— Begin —
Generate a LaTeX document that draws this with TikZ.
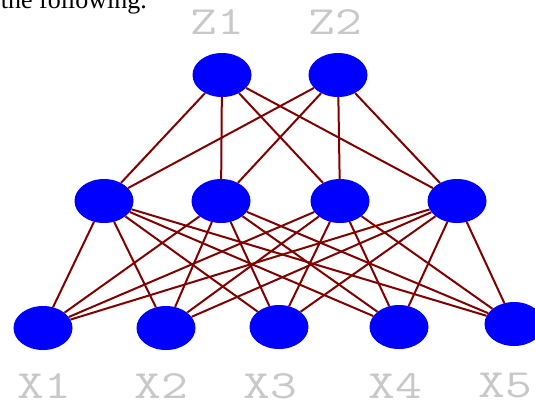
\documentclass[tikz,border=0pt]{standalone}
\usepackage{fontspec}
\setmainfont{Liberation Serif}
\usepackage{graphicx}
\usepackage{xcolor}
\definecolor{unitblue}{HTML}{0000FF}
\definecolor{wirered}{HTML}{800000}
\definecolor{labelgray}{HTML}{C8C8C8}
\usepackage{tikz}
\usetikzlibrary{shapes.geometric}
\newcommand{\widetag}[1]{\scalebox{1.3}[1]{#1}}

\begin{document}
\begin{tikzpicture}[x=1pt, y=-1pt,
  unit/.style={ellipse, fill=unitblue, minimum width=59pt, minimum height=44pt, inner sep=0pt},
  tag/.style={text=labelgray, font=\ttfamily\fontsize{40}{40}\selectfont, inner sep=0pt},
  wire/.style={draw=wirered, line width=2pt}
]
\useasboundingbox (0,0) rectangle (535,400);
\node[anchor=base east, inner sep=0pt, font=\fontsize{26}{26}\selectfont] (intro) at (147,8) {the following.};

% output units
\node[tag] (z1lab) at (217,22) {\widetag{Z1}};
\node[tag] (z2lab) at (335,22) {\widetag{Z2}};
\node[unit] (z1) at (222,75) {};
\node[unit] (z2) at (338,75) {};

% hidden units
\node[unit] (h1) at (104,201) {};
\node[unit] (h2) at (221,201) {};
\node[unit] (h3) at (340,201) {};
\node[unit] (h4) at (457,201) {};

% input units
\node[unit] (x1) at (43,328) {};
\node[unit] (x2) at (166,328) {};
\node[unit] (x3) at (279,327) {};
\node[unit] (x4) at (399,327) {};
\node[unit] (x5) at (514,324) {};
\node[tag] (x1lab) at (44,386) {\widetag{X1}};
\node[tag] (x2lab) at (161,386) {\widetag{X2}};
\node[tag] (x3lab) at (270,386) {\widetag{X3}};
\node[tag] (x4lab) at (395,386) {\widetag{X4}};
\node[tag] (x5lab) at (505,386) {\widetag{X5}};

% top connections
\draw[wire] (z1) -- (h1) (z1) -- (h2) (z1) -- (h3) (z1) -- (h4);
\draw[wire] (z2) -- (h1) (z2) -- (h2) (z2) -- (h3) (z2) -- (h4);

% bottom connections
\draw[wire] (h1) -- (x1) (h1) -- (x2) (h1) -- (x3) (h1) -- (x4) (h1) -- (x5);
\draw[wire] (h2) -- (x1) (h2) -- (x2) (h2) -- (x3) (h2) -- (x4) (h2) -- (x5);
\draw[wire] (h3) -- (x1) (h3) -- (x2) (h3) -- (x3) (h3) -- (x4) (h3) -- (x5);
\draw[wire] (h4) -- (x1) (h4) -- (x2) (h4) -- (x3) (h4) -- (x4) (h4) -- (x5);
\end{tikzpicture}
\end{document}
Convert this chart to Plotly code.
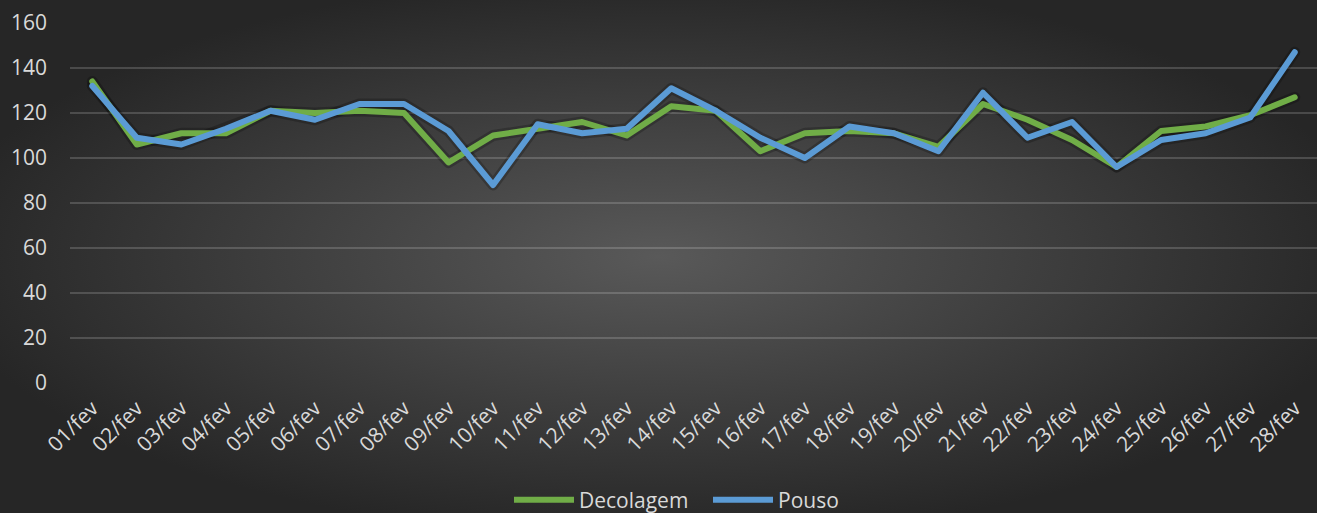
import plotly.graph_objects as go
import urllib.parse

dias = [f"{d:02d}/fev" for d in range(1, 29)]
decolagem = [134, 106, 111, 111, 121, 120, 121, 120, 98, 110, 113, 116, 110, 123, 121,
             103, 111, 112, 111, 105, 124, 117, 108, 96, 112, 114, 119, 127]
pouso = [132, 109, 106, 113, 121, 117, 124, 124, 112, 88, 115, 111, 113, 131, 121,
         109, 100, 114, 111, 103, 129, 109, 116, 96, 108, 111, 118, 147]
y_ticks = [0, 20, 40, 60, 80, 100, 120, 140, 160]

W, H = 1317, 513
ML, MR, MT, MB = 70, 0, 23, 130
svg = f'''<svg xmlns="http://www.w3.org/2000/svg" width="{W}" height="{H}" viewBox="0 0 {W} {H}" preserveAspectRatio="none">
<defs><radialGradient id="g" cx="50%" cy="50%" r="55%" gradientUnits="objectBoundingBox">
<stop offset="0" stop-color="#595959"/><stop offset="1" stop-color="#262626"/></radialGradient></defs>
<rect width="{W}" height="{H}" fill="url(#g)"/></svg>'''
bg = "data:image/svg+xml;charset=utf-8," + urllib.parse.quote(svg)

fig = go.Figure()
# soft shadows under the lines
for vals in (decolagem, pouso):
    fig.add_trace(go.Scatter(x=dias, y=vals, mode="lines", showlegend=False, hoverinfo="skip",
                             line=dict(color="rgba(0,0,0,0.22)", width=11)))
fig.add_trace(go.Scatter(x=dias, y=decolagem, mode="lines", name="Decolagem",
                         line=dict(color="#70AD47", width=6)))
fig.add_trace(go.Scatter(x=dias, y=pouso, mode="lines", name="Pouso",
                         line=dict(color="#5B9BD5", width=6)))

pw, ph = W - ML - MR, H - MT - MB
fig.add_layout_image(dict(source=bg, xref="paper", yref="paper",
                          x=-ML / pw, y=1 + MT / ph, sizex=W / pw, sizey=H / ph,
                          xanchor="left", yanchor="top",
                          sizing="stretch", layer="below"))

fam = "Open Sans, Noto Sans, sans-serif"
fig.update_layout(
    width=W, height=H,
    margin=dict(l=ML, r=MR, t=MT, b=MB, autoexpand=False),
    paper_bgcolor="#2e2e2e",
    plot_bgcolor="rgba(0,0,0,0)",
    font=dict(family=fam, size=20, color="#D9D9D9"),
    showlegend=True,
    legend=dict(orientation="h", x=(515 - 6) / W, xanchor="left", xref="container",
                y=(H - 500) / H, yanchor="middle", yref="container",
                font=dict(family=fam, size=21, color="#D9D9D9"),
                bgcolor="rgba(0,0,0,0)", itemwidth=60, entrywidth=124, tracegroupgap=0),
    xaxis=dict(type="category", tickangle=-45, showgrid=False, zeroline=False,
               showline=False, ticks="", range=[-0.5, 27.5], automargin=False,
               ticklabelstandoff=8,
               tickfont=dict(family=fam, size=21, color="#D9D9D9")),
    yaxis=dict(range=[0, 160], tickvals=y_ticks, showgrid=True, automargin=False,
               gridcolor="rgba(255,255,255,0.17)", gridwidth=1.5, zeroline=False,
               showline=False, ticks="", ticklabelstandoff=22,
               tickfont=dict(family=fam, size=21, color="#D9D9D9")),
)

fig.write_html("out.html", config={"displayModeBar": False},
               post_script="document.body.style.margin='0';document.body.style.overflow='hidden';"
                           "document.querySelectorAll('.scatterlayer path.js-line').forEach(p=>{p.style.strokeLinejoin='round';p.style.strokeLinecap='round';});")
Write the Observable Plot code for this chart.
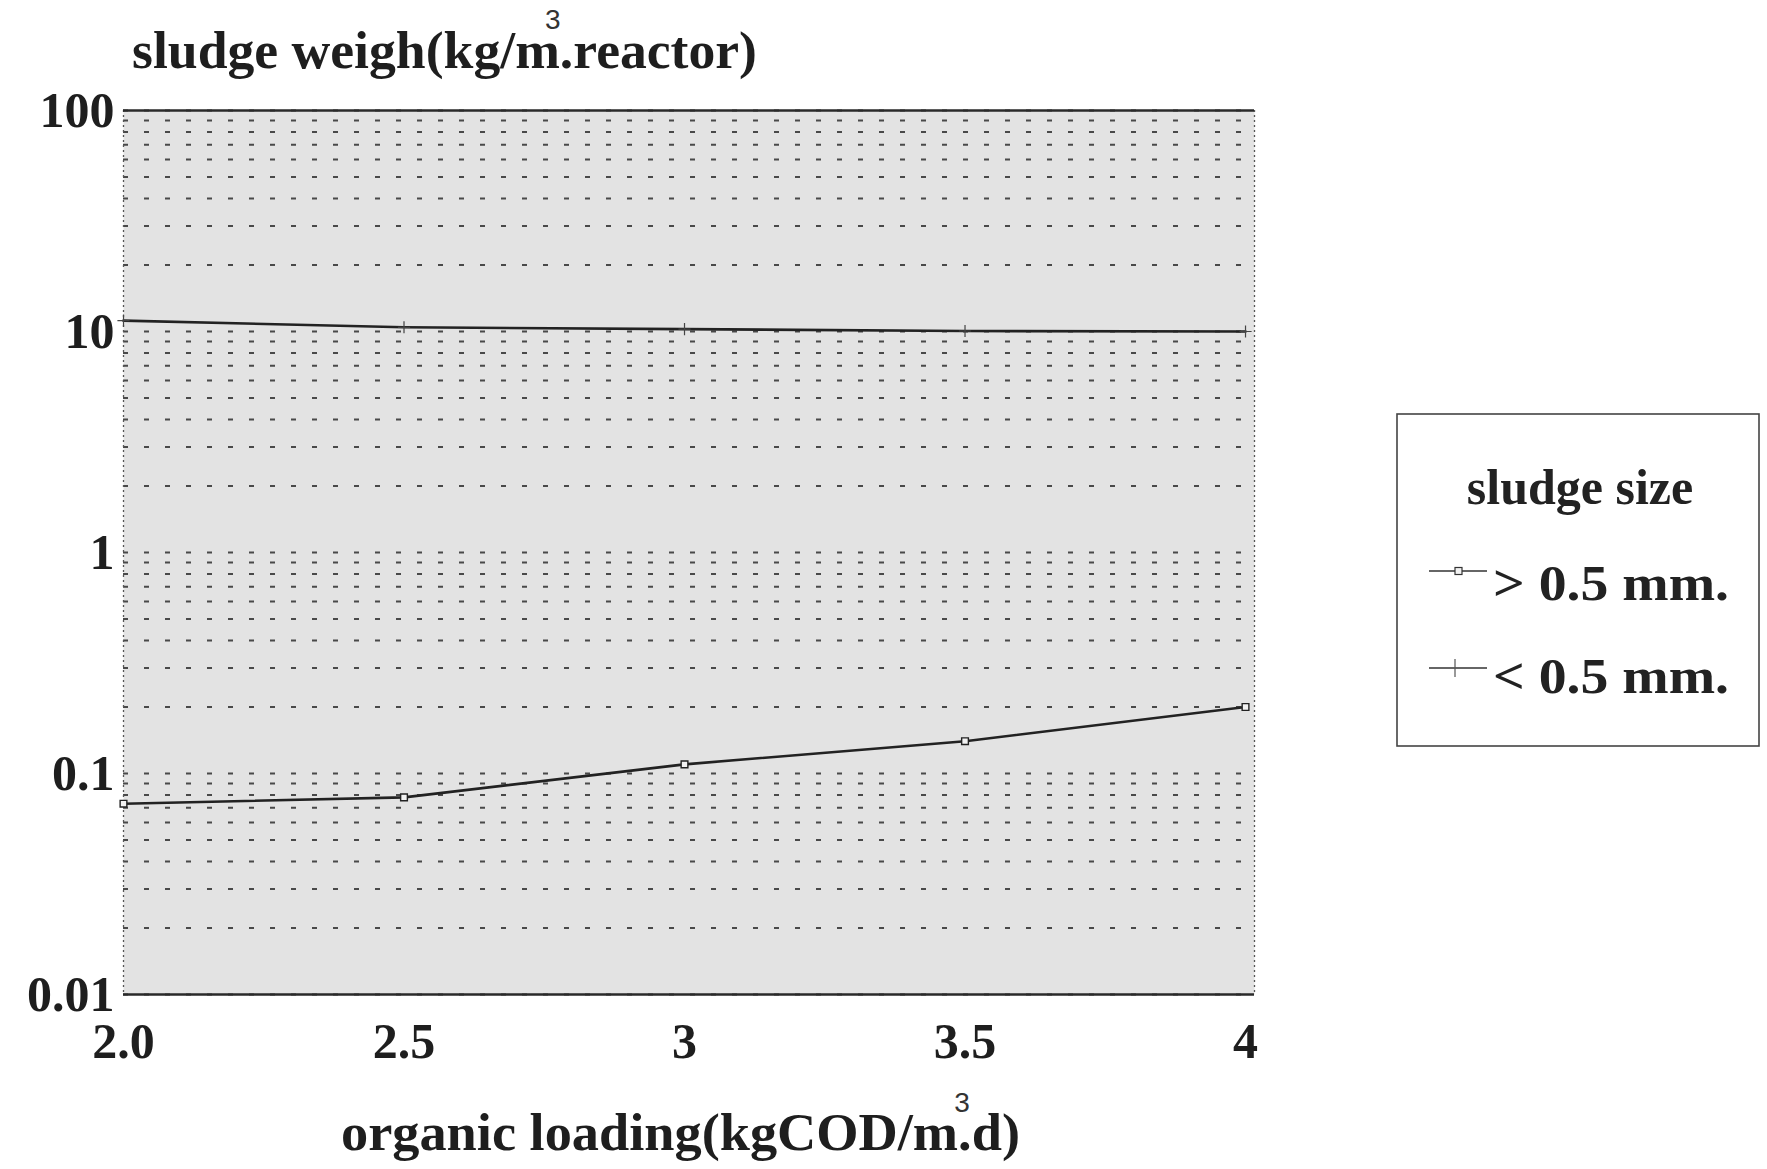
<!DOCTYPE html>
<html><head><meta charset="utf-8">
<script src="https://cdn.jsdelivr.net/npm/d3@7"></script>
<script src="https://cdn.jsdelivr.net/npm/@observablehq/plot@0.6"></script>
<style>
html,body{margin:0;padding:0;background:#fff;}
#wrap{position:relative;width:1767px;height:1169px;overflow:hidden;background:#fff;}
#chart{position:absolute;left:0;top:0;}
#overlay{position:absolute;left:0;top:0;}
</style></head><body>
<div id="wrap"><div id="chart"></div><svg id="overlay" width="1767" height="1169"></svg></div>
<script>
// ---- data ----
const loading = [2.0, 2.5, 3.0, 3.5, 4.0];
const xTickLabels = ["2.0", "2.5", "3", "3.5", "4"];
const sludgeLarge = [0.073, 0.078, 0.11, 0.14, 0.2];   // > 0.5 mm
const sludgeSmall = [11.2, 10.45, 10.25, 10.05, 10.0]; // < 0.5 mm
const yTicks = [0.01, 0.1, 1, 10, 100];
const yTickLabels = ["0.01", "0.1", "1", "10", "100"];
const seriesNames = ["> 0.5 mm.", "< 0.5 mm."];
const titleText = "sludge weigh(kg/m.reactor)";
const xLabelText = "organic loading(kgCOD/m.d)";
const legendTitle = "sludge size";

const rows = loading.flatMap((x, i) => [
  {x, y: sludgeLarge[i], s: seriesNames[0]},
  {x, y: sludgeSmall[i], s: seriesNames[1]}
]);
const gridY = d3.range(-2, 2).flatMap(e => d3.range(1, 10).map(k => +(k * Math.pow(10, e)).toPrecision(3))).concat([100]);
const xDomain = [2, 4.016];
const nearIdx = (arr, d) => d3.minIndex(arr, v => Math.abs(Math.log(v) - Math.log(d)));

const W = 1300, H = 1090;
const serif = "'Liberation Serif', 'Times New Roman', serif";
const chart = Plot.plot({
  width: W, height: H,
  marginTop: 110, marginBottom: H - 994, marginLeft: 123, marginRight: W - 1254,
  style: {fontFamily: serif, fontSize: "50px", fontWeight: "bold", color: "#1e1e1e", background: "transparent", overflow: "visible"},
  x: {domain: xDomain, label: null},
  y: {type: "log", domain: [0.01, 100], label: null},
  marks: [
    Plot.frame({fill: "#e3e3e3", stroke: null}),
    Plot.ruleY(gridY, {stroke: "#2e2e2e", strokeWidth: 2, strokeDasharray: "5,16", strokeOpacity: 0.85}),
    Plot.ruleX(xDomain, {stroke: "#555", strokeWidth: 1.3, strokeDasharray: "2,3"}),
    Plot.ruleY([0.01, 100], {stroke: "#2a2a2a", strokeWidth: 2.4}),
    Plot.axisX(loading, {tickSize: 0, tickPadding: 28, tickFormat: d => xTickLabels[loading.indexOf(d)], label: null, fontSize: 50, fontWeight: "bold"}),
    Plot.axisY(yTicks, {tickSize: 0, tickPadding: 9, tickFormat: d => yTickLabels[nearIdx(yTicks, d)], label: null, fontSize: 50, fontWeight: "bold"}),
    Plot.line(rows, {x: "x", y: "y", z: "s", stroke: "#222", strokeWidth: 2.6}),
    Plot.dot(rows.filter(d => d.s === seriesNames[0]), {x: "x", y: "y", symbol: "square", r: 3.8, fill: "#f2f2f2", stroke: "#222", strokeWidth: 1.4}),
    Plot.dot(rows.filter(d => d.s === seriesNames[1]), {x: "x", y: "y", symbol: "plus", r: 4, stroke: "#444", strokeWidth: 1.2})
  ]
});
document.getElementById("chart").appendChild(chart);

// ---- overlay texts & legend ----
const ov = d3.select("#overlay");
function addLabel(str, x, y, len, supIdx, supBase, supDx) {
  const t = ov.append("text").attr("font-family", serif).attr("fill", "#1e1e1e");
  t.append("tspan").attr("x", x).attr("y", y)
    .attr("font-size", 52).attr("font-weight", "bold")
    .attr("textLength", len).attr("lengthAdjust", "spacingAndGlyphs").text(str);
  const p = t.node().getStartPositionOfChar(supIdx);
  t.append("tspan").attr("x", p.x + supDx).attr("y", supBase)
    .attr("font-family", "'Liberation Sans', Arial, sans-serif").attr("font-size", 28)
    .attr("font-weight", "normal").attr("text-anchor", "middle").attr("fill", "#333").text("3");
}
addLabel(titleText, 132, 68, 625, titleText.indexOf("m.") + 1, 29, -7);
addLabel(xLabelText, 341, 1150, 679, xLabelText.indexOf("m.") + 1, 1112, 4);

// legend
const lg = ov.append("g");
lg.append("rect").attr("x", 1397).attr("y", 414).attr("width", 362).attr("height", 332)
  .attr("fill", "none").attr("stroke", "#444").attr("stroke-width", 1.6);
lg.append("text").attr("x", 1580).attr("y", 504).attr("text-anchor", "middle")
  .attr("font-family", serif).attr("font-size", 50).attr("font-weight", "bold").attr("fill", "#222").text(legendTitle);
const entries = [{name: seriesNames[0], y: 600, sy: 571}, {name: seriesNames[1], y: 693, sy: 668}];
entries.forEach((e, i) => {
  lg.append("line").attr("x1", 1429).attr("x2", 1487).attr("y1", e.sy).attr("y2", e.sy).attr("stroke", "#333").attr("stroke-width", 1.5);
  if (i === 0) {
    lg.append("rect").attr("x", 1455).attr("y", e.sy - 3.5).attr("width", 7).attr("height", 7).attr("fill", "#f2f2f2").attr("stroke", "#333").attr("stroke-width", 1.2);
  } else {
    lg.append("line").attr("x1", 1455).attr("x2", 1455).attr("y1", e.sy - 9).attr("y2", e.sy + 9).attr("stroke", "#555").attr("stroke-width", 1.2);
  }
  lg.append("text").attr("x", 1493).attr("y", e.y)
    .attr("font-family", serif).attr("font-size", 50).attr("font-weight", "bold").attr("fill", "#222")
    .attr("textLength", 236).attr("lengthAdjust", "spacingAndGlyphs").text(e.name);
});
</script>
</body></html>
— End —
### [PROBLEM DESCRIPTION]
Above this task is a listing with pictures in it. Retype only the lines from the one containing "Convert this chart to Plotly code." through the one containing "y_ticks = [0, 20, 40, 60, 80, 100, 120, 140, 160]", both included, and not the pictures.

### [EXERCISE OUTPUT]
Convert this chart to Plotly code.
import plotly.graph_objects as go
import urllib.parse

dias = [f"{d:02d}/fev" for d in range(1, 29)]
decolagem = [134, 106, 111, 111, 121, 120, 121, 120, 98, 110, 113, 116, 110, 123, 121,
             103, 111, 112, 111, 105, 124, 117, 108, 96, 112, 114, 119, 127]
pouso = [132, 109, 106, 113, 121, 117, 124, 124, 112, 88, 115, 111, 113, 131, 121,
         109, 100, 114, 111, 103, 129, 109, 116, 96, 108, 111, 118, 147]
y_ticks = [0, 20, 40, 60, 80, 100, 120, 140, 160]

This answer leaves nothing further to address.